Trading Strategies – An Overview of Swing Trading in the Stock Market

Trading Strategies – An Overview of Swing Trading in the Stock Market

Welcome to the world of swing trading, a popular and widely used trading strategy in the stock market. Swing trading is a trading style that aims to capitalize on short to medium-term price movements in stocks or other financial instruments. It falls between day trading, where positions are held for just a few hours, and long-term investing, where positions are held for months or years. In this blog, we will delve into the details of swing trading, exploring its key concepts, strategies, and essential tips for success.

Understanding Swing Trading

Swing trading is based on the principle of profiting from the price swings or fluctuations that occur in a stock’s price over a relatively short period, typically a few days to several weeks. Unlike day trading, swing traders hold their positions overnight and are not concerned with intra-day price movements.

The primary advantage of swing trading is that it allows traders to avoid the noise of intraday volatility and capture larger price movements that may happen over a few days. This strategy is suitable for those who cannot dedicate full-time hours to trading but still wish to actively participate in the stock market.

Key Concepts in Swing Trading

Key concepts form the backbone of any successful swing trading approach. Delve into the fundamental principles that empower traders to make informed decisions and achieve their financial goals.

Technical Analysis: Swing traders primarily rely on technical analysis to make their trading decisions. Technical analysis involves studying historical price charts, volume data, and other technical indicators to identify patterns, trends, and potential entry and exit points.

Support and Resistance: Swing traders often use support and resistance levels to determine the optimal entry and exit points for their trades. Support is a price level where a stock tends to find buying interest, while resistance is a level where selling pressure is evident.

Trends and Patterns: Swing traders look for trends and chart patterns such as moving averages, trendlines, head and shoulders, double tops, and double bottoms. These patterns can provide valuable insights into the stock’s future price movements.
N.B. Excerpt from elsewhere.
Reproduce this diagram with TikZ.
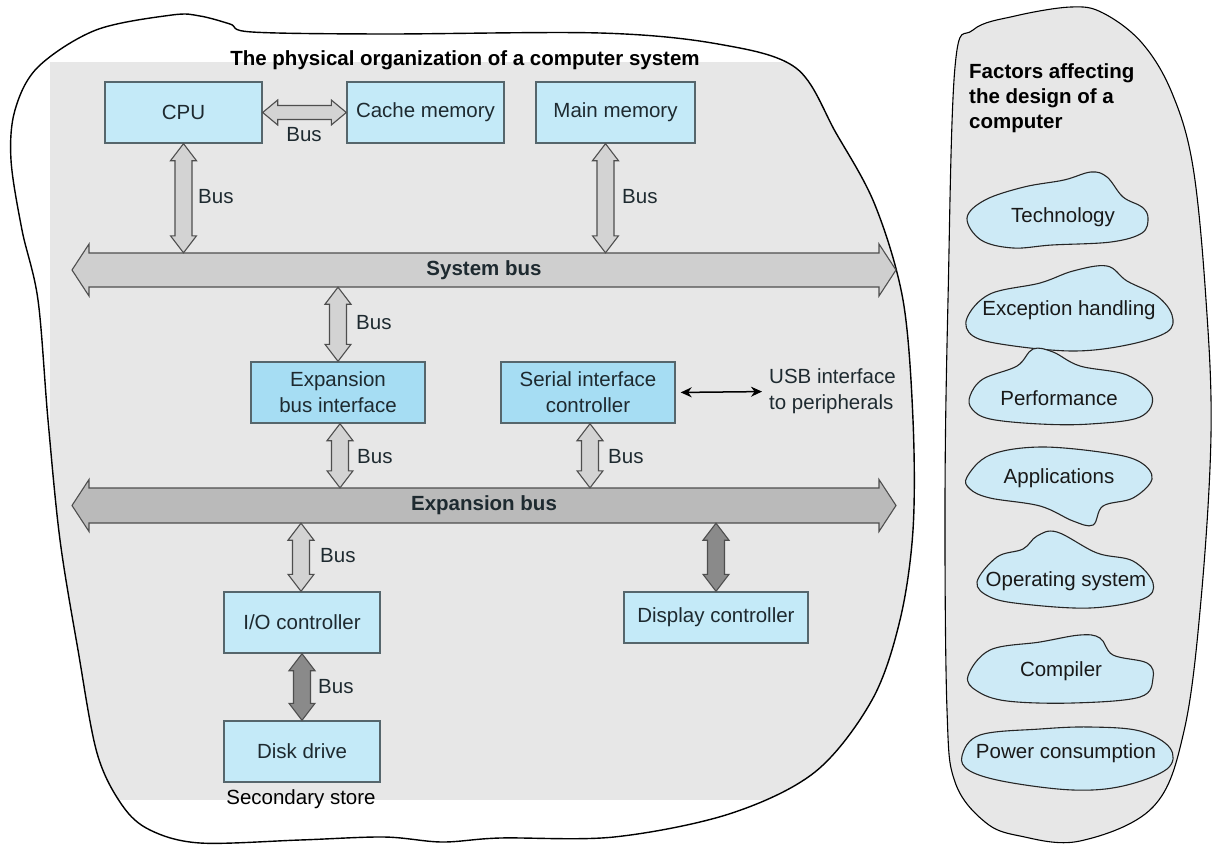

Risk Management: Like any trading strategy, risk management is crucial in swing trading. Traders use stop-loss orders to limit potential losses and follow the principle of not risking more than a certain percentage of their trading capital on a single trade.

Swing Trading Strategies

Swing trading offers traders a middle ground between short-term and long-term investing. Explore effective strategies designed to capitalize on price swings and unlock trading potential.

Trend Following: This strategy involves identifying and following the prevailing trend in the market. Swing traders aim to buy in an uptrend when the stock is making higher highs and higher lows and sell or short-sell in a downtrend when the stock is making lower highs and lower lows.

Breakout Trading: In this strategy, swing traders look for breakouts above resistance levels or below support levels. A breakout indicates a potential change in the stock’s direction, and traders try to capitalize on these momentum shifts.

Pullback Trading: Also known as “buying the dip” in an uptrend, this strategy involves waiting for a temporary pullback in the stock’s price within a prevailing uptrend. Swing traders see this as an opportunity to enter the market at a relatively lower price before the uptrend resumes.

Tips for Successful Swing Trading in the Stock Market

Mastering swing trading requires a combination of skill, discipline, and strategic thinking. Discover essential tips to navigate the stock market successfully with this guide.

Stay Informed: Keep yourself updated with the latest financial news, market trends, and company-specific developments that may impact the stocks you are trading.

Choose Liquid Stocks: Swing traders should focus on liquid stocks with high trading volumes to ensure easy entry and exit from positions without significant price impact.

Develop a Trading Plan: Have a well-defined trading plan that includes your risk tolerance, profit targets, entry and exit rules, and a clear-cut strategy for different market scenarios.

Practice Patience: Swing trading requires patience, as positions are held for more extended periods compared to day trading. Avoid the temptation to make impulsive trades based on emotions.

Learn from Mistakes: Analyze your trades regularly and learn from your mistakes. Adapt and refine your strategy based on your experiences.


Swing trading is a versatile and effective trading strategy for stock market participants who seek to capitalize on short to medium-term price swings. By focusing on technical analysis, trends, and patterns and by adhering to sound risk management principles, swing traders can enhance their chances of success in the dynamic and exciting world of stock trading. Remember, practice and continuous learning are essential to becoming a skilled and profitable swing trader in the stock market. Happy trading!